**What is expected:** Starting at the line that contains "What D3.js code" and stopping at the line that contains "0.865, 0.831, 0.791];", copy every line exactly, both ends included, without the pictures.

---------------

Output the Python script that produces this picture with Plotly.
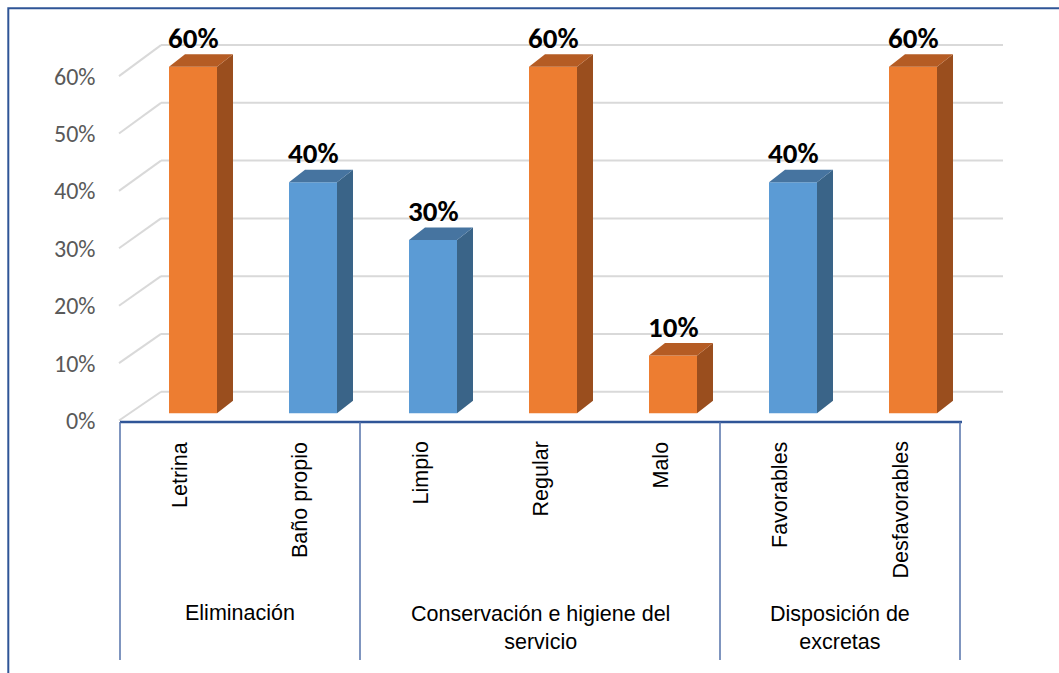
import plotly.graph_objects as go

# ---- data -------------------------------------------------------------
categories = ["Letrina", "Baño propio", "Limpio", "Regular", "Malo",
              "Favorables", "Desfavorables"]
values = [0.60, 0.40, 0.30, 0.60, 0.10, 0.40, 0.60]
tones = ["orange", "blue", "blue", "orange", "orange", "blue", "orange"]
groups = ["Eliminación", "Conservación e higiene del<br>servicio",
          "Disposición de<br>excretas"]
group_sizes = [2, 3, 2]
y_ticks = [0.0, 0.1, 0.2, 0.3, 0.4, 0.5, 0.6]

# ---- styling ----------------------------------------------------------
W, H = 1059, 673
PALETTE = {
    "orange": {"front": "#ED7D31", "side": "#9A4E1E", "top": "#B55C24"},
    "blue": {"front": "#5B9BD5", "side": "#3A6488", "top": "#4674A0"},
}
GRID = "#D9D9D9"
AXIS_BLUE = "#2F5597"
SEP_BLUE = "#5572AA"
SANS = "Liberation Sans, Arial, sans-serif"
LABEL_FONT = "Carlito, Calibri, Lato, sans-serif"

# pixel geometry of the oblique projection
CAT_PX = 120.0           # width of one category slot
X0_PX = 180.0            # centre of the first category slot
Y0_PX = 413.3            # baseline of the bar fronts
Y_PX = 577.7             # pixels per unit of value
BAR_OFF_PX, BAR_W_PX = -11.0, 48.0
DEPTH_DX, DEPTH_DY = 16.0, 12.5
BACK_DY = 21.6           # back wall sits this far above the bar baseline


def px_x(px):
    return (px - X0_PX) / CAT_PX


def px_y(py):
    return (Y0_PX - py) / Y_PX


ddx = DEPTH_DX / CAT_PX
ddy = DEPTH_DY / Y_PX
off = BAR_OFF_PX / CAT_PX
bw = BAR_W_PX / CAT_PX

fig = go.Figure()

# front faces of the bars
for tone in ("orange", "blue"):
    idx = [i for i, t in enumerate(tones) if t == tone]
    fig.add_trace(go.Bar(
        x=idx, y=[values[i] for i in idx], base=0,
        offset=off, width=bw,
        marker=dict(color=PALETTE[tone]["front"], line=dict(width=0)),
        hoverinfo="skip", showlegend=False,
    ))

# side and top faces
for tone in ("orange", "blue"):
    sx, sy, tx, ty = [], [], [], []
    for i, (v, t) in enumerate(zip(values, tones)):
        if t != tone:
            continue
        xl = i + off
        xr = xl + bw
        sx += [xr, xr, xr + ddx, xr + ddx, xr, None]
        sy += [0, v, v + ddy, ddy, 0, None]
        tx += [xl, xr, xr + ddx, xl + ddx, xl, None]
        ty += [v, v, v + ddy, v + ddy, v, None]
    fig.add_trace(go.Scatter(x=sx, y=sy, mode="lines", fill="toself",
                             fillcolor=PALETTE[tone]["side"],
                             line=dict(width=0), hoverinfo="skip",
                             showlegend=False))
    fig.add_trace(go.Scatter(x=tx, y=ty, mode="lines", fill="toself",
                             fillcolor=PALETTE[tone]["top"],
                             line=dict(width=0), hoverinfo="skip",
                             showlegend=False))

shapes = []
annotations = []

# back wall gridlines with their oblique side-wall segments
for t in y_ticks:
    back_py = Y0_PX - BACK_DY - t * Y_PX
    front_py = 420.5 - t * 574.0
    shapes.append(dict(type="line", layer="below", xref="x", yref="y",
                       x0=px_x(119), y0=px_y(front_py),
                       x1=px_x(161), y1=px_y(back_py),
                       line=dict(color=GRID, width=2)))
    shapes.append(dict(type="line", layer="below", xref="x", yref="y",
                       x0=px_x(161), y0=px_y(back_py),
                       x1=px_x(1003), y1=px_y(back_py),
                       line=dict(color=GRID, width=2)))
    annotations.append(dict(xref="x", yref="y", x=px_x(97), y=px_y(front_py),
                            text=f"{round(t * 100)}%", showarrow=False,
                            xanchor="right", yanchor="middle",
                            font=dict(family=LABEL_FONT, size=24,
                                      color="#595959")))

# value labels above each bar
for i, v in enumerate(values):
    annotations.append(dict(xref="x", yref="y", x=i + off + bw / 2, y=v,
                            yshift=29, text=f"<b>{round(v * 100)}%</b>",
                            showarrow=False, xanchor="center",
                            yanchor="middle",
                            font=dict(family=LABEL_FONT, size=29,
                                      color="#000000")))

# category labels (rotated)
for i, c in enumerate(categories):
    annotations.append(dict(xref="x", yref="y", x=i, y=px_y(440),
                            text=c, textangle=-90, showarrow=False,
                            xanchor="center", yanchor="top",
                            font=dict(family=SANS, size=21.5,
                                      color="#000000")))

# front axis line and group separators
axis_py = 422
shapes.append(dict(type="line", xref="x", yref="y",
                   x0=-0.5, y0=px_y(axis_py),
                   x1=len(categories) - 0.5 + px_x(962) - px_x(960),
                   y1=px_y(axis_py),
                   line=dict(color=AXIS_BLUE, width=2.5)))
start = 0
bounds = [0]
for n in group_sizes:
    start += n
    bounds.append(start)
for b in bounds:
    shapes.append(dict(type="line", xref="x", yref="y",
                       x0=b - 0.5, y0=px_y(axis_py),
                       x1=b - 0.5, y1=px_y(660),
                       line=dict(color=SEP_BLUE, width=1.5)))

# group labels
for g, a, b in zip(groups, bounds[:-1], bounds[1:]):
    two_lines = "<br>" in g
    annotations.append(dict(xref="x", yref="y", x=(a + b - 1) / 2,
                            y=px_y(628 if two_lines else 613),
                            text=g, showarrow=False,
                            xanchor="center", yanchor="middle",
                            font=dict(family=SANS, size=21.5,
                                      color="#000000")))

# outer chart border
shapes.append(dict(type="rect", xref="paper", yref="paper",
                   x0=8.3 / W, y0=-0.02, x1=1.02, y1=1 - 8.3 / H,
                   line=dict(color=AXIS_BLUE, width=2)))

fig.update_layout(
    width=W, height=H,
    margin=dict(l=0, r=0, t=0, b=0),
    paper_bgcolor="white", plot_bgcolor="white",
    barmode="overlay",
    showlegend=False,
    xaxis=dict(range=[px_x(0), px_x(W)], visible=False, fixedrange=True),
    yaxis=dict(range=[px_y(H), px_y(0)], visible=False, fixedrange=True),
    shapes=shapes,
    annotations=annotations,
)

fig.write_html("out.html")
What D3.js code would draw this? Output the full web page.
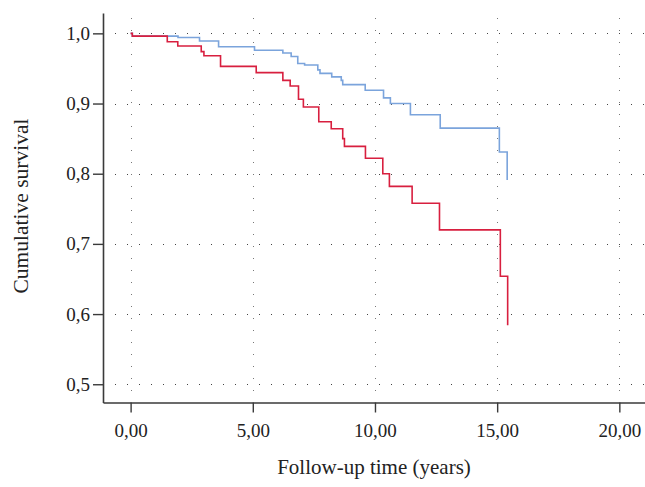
<!DOCTYPE html>
<html>
<head>
<meta charset="utf-8">
<script src="https://cdn.jsdelivr.net/npm/d3@7"></script>
<style>
  body { margin: 0; background: #fff; }
  svg { display: block; font-family: "Liberation Serif", "DejaVu Serif", serif; }
</style>
</head>
<body>
<div id="chart"></div>
<script>
var WIDTH = 645, HEIGHT = 487;

// survival steps: time (years) and cumulative survival
var blueTimes = [0, 0.07, 1.94, 2.82, 3.6, 5.07, 6.23, 6.57, 6.84, 7.12, 7.66, 7.75, 8.23, 8.62, 8.68, 9.6, 10.35, 10.63, 11.45, 12.67, 15.09, 15.41];
var blueSurv  = [1.0, 0.996, 0.994, 0.989, 0.981, 0.976, 0.972, 0.967, 0.957, 0.955, 0.948, 0.943, 0.938, 0.933, 0.927, 0.919, 0.908, 0.900, 0.884, 0.865, 0.831, 0.791];

var redTimes = [0, 0.07, 1.5, 1.93, 2.89, 3.0, 3.68, 5.14, 6.23, 6.53, 6.87, 7.07, 7.70, 8.21, 8.68, 8.75, 9.61, 10.32, 10.59, 11.52, 12.64, 15.13, 15.43];
var redSurv  = [1.0, 0.996, 0.988, 0.982, 0.974, 0.968, 0.953, 0.944, 0.933, 0.925, 0.906, 0.895, 0.874, 0.864, 0.850, 0.839, 0.822, 0.800, 0.782, 0.758, 0.720, 0.654, 0.584];

var xTicks = [0, 5, 10, 15, 20];
var yTicks = [0.5, 0.6, 0.7, 0.8, 0.9, 1.0];

var BLUE = '#7ba4dc', RED = '#d81f3f', AXIS = '#3a3a3a';

var svg = d3.select('#chart')
    .append('svg')
    .attr('width', WIDTH)
    .attr('height', HEIGHT);

var x = d3.scaleLinear().domain([-1.13, 21.05]).range([103, 645]);
var y = d3.scaleLinear().domain([0.474, 1.029]).range([402.5, 13]);

//dotted grid
var grid = svg.append('g').attr('class', 'grid');
grid.selectAll('line.h')
    .data(yTicks)
    .enter().append('line')
    .attr('class', 'h')
    .attr('x1', 104).attr('x2', 645)
    .attr('y1', d => Math.round(y(d)) + 0.5)
    .attr('y2', d => Math.round(y(d)) + 0.5)
    .attr('stroke', '#444')
    .attr('stroke-width', 1)
    .attr('stroke-dasharray', '1,11')
    .attr('stroke-dashoffset', -11);
grid.selectAll('line.v')
    .data(xTicks)
    .enter().append('line')
    .attr('class', 'v')
    .attr('y1', 18).attr('y2', 402)
    .attr('x1', d => Math.round(x(d)) + 0.5)
    .attr('x2', d => Math.round(x(d)) + 0.5)
    .attr('stroke', '#777')
    .attr('stroke-width', 1)
    .attr('stroke-dasharray', '1,11');

//axes
var xAxis = d3.axisBottom(x)
    .tickValues(xTicks)
    .tickSize(10)
    .tickSizeOuter(0)
    .tickPadding(11)
    .tickFormat(d => d3.format('.2f')(d).replace('.', ','));
var yAxis = d3.axisLeft(y)
    .tickValues(yTicks)
    .tickSize(10)
    .tickSizeOuter(0)
    .tickPadding(3)
    .tickFormat(d => d3.format('.1f')(d).replace('.', ','));

var gx = svg.append('g')
    .attr('transform', 'translate(0,' + y.range()[0] + ')')
    .call(xAxis);
var gy = svg.append('g')
    .attr('transform', 'translate(' + x.range()[0] + ',0)')
    .call(yAxis);

[gx, gy].forEach(function(g) {
    g.select('.domain').attr('stroke', AXIS).attr('stroke-width', 1.6);
    g.selectAll('.tick line').attr('stroke', AXIS).attr('stroke-width', 1.4);
    g.selectAll('.tick text')
        .attr('fill', '#222')
        .style('font-family', '"Liberation Serif", serif')
        .style('font-size', '19px');
});

//curves
var line = d3.line()
    .x(d => x(d[0]))
    .y(d => y(d[1]))
    .curve(d3.curveStepAfter);

var series = [
    {color: BLUE, pts: d3.zip(blueTimes, blueSurv)},
    {color: RED, pts: d3.zip(redTimes, redSurv)}
];
svg.append('g').selectAll('path')
    .data(series)
    .enter().append('path')
    .attr('d', d => line(d.pts))
    .attr('fill', 'none')
    .attr('stroke', d => d.color)
    .attr('stroke-width', 1.6);

//titles
svg.append('text')
    .attr('x', 374)
    .attr('y', 474)
    .attr('text-anchor', 'middle')
    .attr('fill', '#222')
    .style('font-size', '21px')
    .text('Follow-up time (years)');
svg.append('text')
    .attr('transform', 'translate(28,206) rotate(-90)')
    .attr('text-anchor', 'middle')
    .attr('fill', '#222')
    .style('font-size', '21.5px')
    .text('Cumulative survival');
</script>
</body>
</html>
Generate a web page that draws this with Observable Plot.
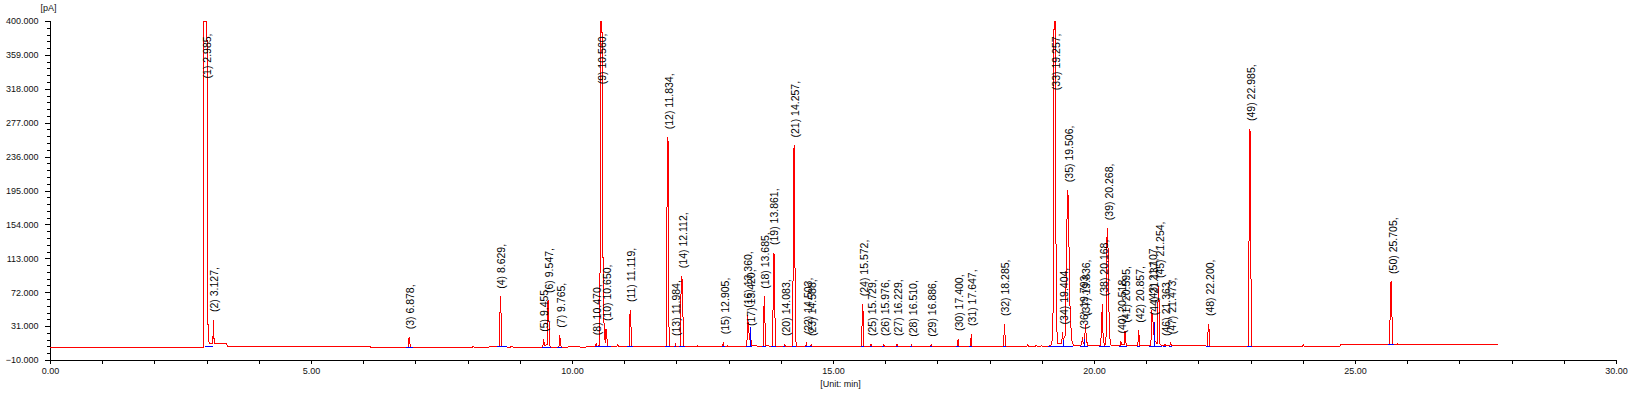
<!DOCTYPE html>
<html>
<head>
<meta charset="utf-8">
<script src="https://cdn.jsdelivr.net/npm/d3@7"></script>
<script src="https://cdn.jsdelivr.net/npm/@observablehq/plot@0.6"></script>
<style>
  html, body { margin: 0; padding: 0; background: #ffffff; }
  #chart svg { display: block; }
</style>
</head>
<body>
<div id="chart"></div>
<script>
// ---- chromatogram trace (time [min], signal [pA]) ----
const trace = [
  [0,5.5],[2.93,5.5],[2.94,400],[2.998,400],[3.003,34],[3.018,34],[3.025,14],[3.05,10],
  [3.11,10],[3.12,39],[3.128,27],[3.135,10],
  [3.38,10],[3.385,7],[6.13,7],[6.135,5.5],
  [6.85,5.5],[6.87,18],[6.885,11],[6.9,5.5],
  [8.08,5.5],[8.1,7.5],[8.12,5.5],
  [8.35,6],[8.5,7],[8.6,7],[8.612,50],[8.622,67],[8.634,40],[8.65,7],
  [8.8,6],[8.84,7],[8.88,6],
  [9.43,6],[9.445,15],[9.455,12],[9.47,8],[9.52,10],[9.53,62],[9.545,62],[9.556,9],[9.58,6],
  [9.74,6],[9.755,20],[9.77,12],[9.785,6],
  [10.0,6.5],[10.05,7],[10.2,6],[10.3,6.5],
  [10.44,6.5],[10.455,11],[10.47,7],[10.525,8],[10.535,400],[10.565,400],[10.572,115],[10.59,115],[10.6,40],[10.625,12],[10.64,28],[10.652,25],[10.67,8],[10.7,7],
  [10.85,7],[10.87,9],[10.89,7],
  [11.085,6.5],[11.1,45],[11.112,51],[11.126,20],[11.14,7],
  [11.795,7],[11.808,151],[11.82,260],[11.832,255],[11.845,40],[11.86,7],
  [11.96,7],[11.972,10],[11.985,7],
  [12.065,7],[12.08,75],[12.095,92],[12.108,80],[12.125,10],[12.14,7],
  [12.38,7],[12.39,8],[12.4,7],
  [12.875,7],[12.89,12],[12.905,7],[12.96,7],[12.97,8],[12.98,7],
  [13.34,7],[13.355,44],[13.37,30],[13.395,15],[13.41,22],[13.425,10],[13.44,8],
  [13.655,7],[13.668,55],[13.68,67],[13.695,8],
  [13.835,7],[13.848,96],[13.86,120],[13.874,60],[13.89,7],
  [14.055,7],[14.066,10],[14.08,7],
  [14.22,7],[14.232,221],[14.245,250],[14.256,160],[14.272,20],[14.29,7],
  [14.47,7],[14.482,12],[14.495,7],[14.56,7],[14.572,10],[14.585,7],
  [15.54,7],[15.553,58],[15.566,50],[15.58,7],
  [15.705,7],[15.716,10],[15.728,7],
  [15.95,7],[15.962,10],[15.975,7],
  [16.205,7],[16.217,10],[16.23,7],
  [16.48,7],[16.492,9],[16.505,7],
  [16.86,7],[16.872,9],[16.885,7],
  [17.375,7],[17.388,16],[17.4,7],
  [17.625,7],[17.638,22],[17.652,7],
  [18.26,7],[18.273,34],[18.287,20],[18.3,7],
  [18.7,7],[18.72,9],[18.74,7],[18.86,7],[18.88,9],[18.9,7],[18.96,7],[18.98,8],[19.0,7],
  [19.13,7.5],[19.18,9],[19.2,24],[19.215,91],[19.225,400],[19.255,400],[19.262,137],[19.275,30],[19.3,10],
  [19.37,10],[19.388,24],[19.4,15],[19.44,20],[19.455,80],[19.47,151],[19.485,196],[19.497,186],[19.51,135],[19.528,60],[19.56,15],[19.6,8],
  [19.7,8],[19.75,9],[19.77,18],[19.785,10],[19.81,15],[19.828,34],[19.845,15],[19.87,8],
  [20.12,8],[20.137,40],[20.152,58],[20.166,15],[20.2,8],[20.225,20],[20.24,140],[20.252,150],[20.266,100],[20.285,20],[20.32,8],
  [20.49,8],[20.505,13],[20.52,9],[20.57,9],[20.585,26],[20.6,12],[20.62,8],
  [20.83,8],[20.847,26],[20.865,8],
  [21.08,8],[21.097,51],[21.112,40],[21.127,35],[21.145,15],[21.2,10],[21.223,80],[21.238,60],[21.255,10],[21.29,8],
  [21.34,8],[21.352,10],[21.365,8],[21.445,8],[21.458,12],[21.472,8],
  [22.165,7.5],[22.18,34],[22.195,28],[22.21,7.5],
  [22.95,7.5],[22.965,196],[22.977,270],[22.988,256],[23.0,60],[23.015,7.5],
  [23.99,7.5],[24.0,9],[24.01,7.5],
  [24.71,7.5],[24.72,9.5],
  [25.655,9.5],[25.668,72],[25.678,85],[25.69,85],[25.7,40],[25.715,9.5],
  [25.8,9.5],[25.81,11],[25.82,9.5],
  [27.73,9.5]
];

// ---- integration baselines (start, end, level) ----
const baseStart = [2.96,6.82,8.56,9.42,9.72,10.44,11.06,11.78,11.95,12.05,12.87,13.33,13.64,13.82,14.05,14.21,14.46,15.53,15.70,15.94,16.20,16.47,16.85,17.36,17.61,18.25,19.12,19.74,20.10,20.48,20.82,21.06,21.33,21.44,22.15,22.93,25.64];
const baseEnd   = [3.13,6.95,8.76,9.60,9.80,10.75,11.16,11.88,12.00,12.16,12.93,13.45,13.71,13.90,14.09,14.30,14.60,15.60,15.74,15.98,16.24,16.52,16.90,17.42,17.67,18.31,19.60,19.88,20.30,20.64,20.88,21.30,21.38,21.49,22.22,23.02,25.74];
const baseLevel = [7,5.5,7,6,6,6.5,6.5,7,7,7,7,7,7,7,7,7,7,7,7,7,7,7,7,7,7,7,7.5,7.5,7.5,7.5,7.5,7.5,7.5,7.5,7.5,7.5,9.5];

// ---- drop lines between fused peaks (time, top) ----
const dropTime = [13.41, 19.405, 19.80, 21.14];
const dropTop  = [30, 14, 16, 36];

// ---- peak table ----
const peakNo = [1,2,3,4,5,6,7,8,9,10,11,12,13,14,15,16,17,18,19,20,21,22,23,24,25,26,27,28,29,30,31,32,33,34,35,36,37,38,39,40,41,42,43,44,45,46,47,48,49,50];
const peakRT = [2.985,3.127,6.878,8.629,9.455,9.547,9.765,10.470,10.560,10.650,11.119,11.834,11.984,12.112,12.905,13.360,13.420,13.685,13.861,14.083,14.257,14.503,14.588,15.572,15.729,15.976,16.229,16.510,16.886,17.400,17.647,18.285,19.257,19.404,19.506,19.793,19.836,20.168,20.268,20.518,20.595,20.857,21.107,21.137,21.254,21.363,21.473,22.200,22.985,25.705];
const peakTop = [400,39,18,67,15,62,20,11,400,28,51,260,10,92,12,44,22,67,120,10,250,12,10,58,10,10,10,9,9,16,22,34,400,24,196,18,34,58,150,13,26,26,51,35,80,10,12,34,270,85];

// ---- axes ----
const yTicks = [-10,31,72,113,154,195,236,277,318,359,400];
const xTicks = [0,5,10,15,20,25,30];
const xDomain = [0, 30];
const yDomain = [-10, 400];
const yUnit = "[pA]";
const xUnit = "[Unit: min]";

const yMinor = d3.range(-10, 400.001, 8.2);
const xMinor = d3.range(0, 30.001, 1);

const FONT = "'Liberation Sans', Arial, sans-serif";
const idx = d3.range(peakNo.length);
const normal = idx.filter(i => peakTop[i] < 400);
const clipped = idx.filter(i => peakTop[i] >= 400);
const label = i => `(${peakNo[i]}) ${peakRT[i].toFixed(3)},`;
const segs = d3.range(baseStart.length);
const drops = d3.range(dropTime.length);

const chart = Plot.plot({
  width: 1636,
  height: 395,
  marginLeft: 50,
  marginRight: 20,
  marginTop: 21,
  marginBottom: 35,
  style: { fontFamily: FONT, background: "#ffffff", color: "#000000", overflow: "visible" },
  x: { domain: xDomain },
  y: { domain: yDomain },
  marks: [
    // minor ticks
    Plot.axisY(yMinor, { tickSize: 3, tickFormat: () => "", label: null, stroke: "#000", shapeRendering: "crispEdges" }),
    Plot.axisX(xMinor, { tickSize: 4, tickFormat: () => "", label: null, stroke: "#000", shapeRendering: "crispEdges" }),
    // major ticks with labels
    Plot.axisY(yTicks, { tickSize: 5, tickPadding: 7, tickFormat: d3.format(".3f"), fontSize: 9, label: null, fill: "#111", stroke: "#000", shapeRendering: "crispEdges" }),
    Plot.axisX(xTicks, { tickSize: 4, tickPadding: 3, tickFormat: d3.format(".2f"), fontSize: 9, label: null, fill: "#111", stroke: "#000", shapeRendering: "crispEdges" }),
    // axis lines
    Plot.ruleX([xDomain[0]], { stroke: "#000", shapeRendering: "crispEdges" }),
    Plot.ruleY([yDomain[0]], { stroke: "#000", shapeRendering: "crispEdges" }),
    // trace
    Plot.line(trace, { x: d => d[0], y: d => d[1], stroke: "#ff0000", strokeWidth: 1, curve: "linear", shapeRendering: "crispEdges" }),
    // integration baselines
    Plot.ruleY(segs, { y: i => baseLevel[i], x1: i => baseStart[i], x2: i => baseEnd[i], stroke: "#0000ff", strokeWidth: 1, shapeRendering: "crispEdges" }),
    Plot.ruleX(drops, { x: i => dropTime[i], y1: i => baseLevel[0] + 0.5, y2: i => dropTop[i], stroke: "#0000ff", strokeWidth: 1, shapeRendering: "crispEdges" }),
    // peak labels
    Plot.text(normal, { x: i => peakRT[i], y: i => peakTop[i], text: label, rotate: -90, textAnchor: "start", lineAnchor: "middle", dy: -8, dx: 1, fontSize: 10.5, fill: "#000" }),
    Plot.text(clipped, { x: i => peakRT[i], frameAnchor: "top", text: label, rotate: -90, textAnchor: "end", lineAnchor: "middle", dy: 12, dx: 1, fontSize: 10.5, fill: "#000" }),
    // unit labels
    Plot.text([yUnit], { frameAnchor: "top-left", lineAnchor: "middle", dx: -2, dy: -13, fontSize: 9, textAnchor: "middle", fill: "#111" }),
    Plot.text([xUnit], { frameAnchor: "bottom", lineAnchor: "middle", dx: 7, dy: 24, fontSize: 9, textAnchor: "middle", fill: "#111" })
  ]
});
document.getElementById("chart").appendChild(chart);
</script>
</body>
</html>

---------------

**Full output:**
What D3.js code would draw this? Output the full web page.
<!DOCTYPE html>
<html>
<head>
<meta charset="utf-8">
<script src="https://cdn.jsdelivr.net/npm/d3@7"></script>
<style>
  body { margin: 0; background: #fff; }
  svg { display: block; font-family: "Liberation Serif", "DejaVu Serif", serif; }
</style>
</head>
<body>
<div id="chart"></div>
<script>
var WIDTH = 645, HEIGHT = 487;

// survival steps: time (years) and cumulative survival
var blueTimes = [0, 0.07, 1.94, 2.82, 3.6, 5.07, 6.23, 6.57, 6.84, 7.12, 7.66, 7.75, 8.23, 8.62, 8.68, 9.6, 10.35, 10.63, 11.45, 12.67, 15.09, 15.41];
var blueSurv  = [1.0, 0.996, 0.994, 0.989, 0.981, 0.976, 0.972, 0.967, 0.957, 0.955, 0.948, 0.943, 0.938, 0.933, 0.927, 0.919, 0.908, 0.900, 0.884, 0.865, 0.831, 0.791];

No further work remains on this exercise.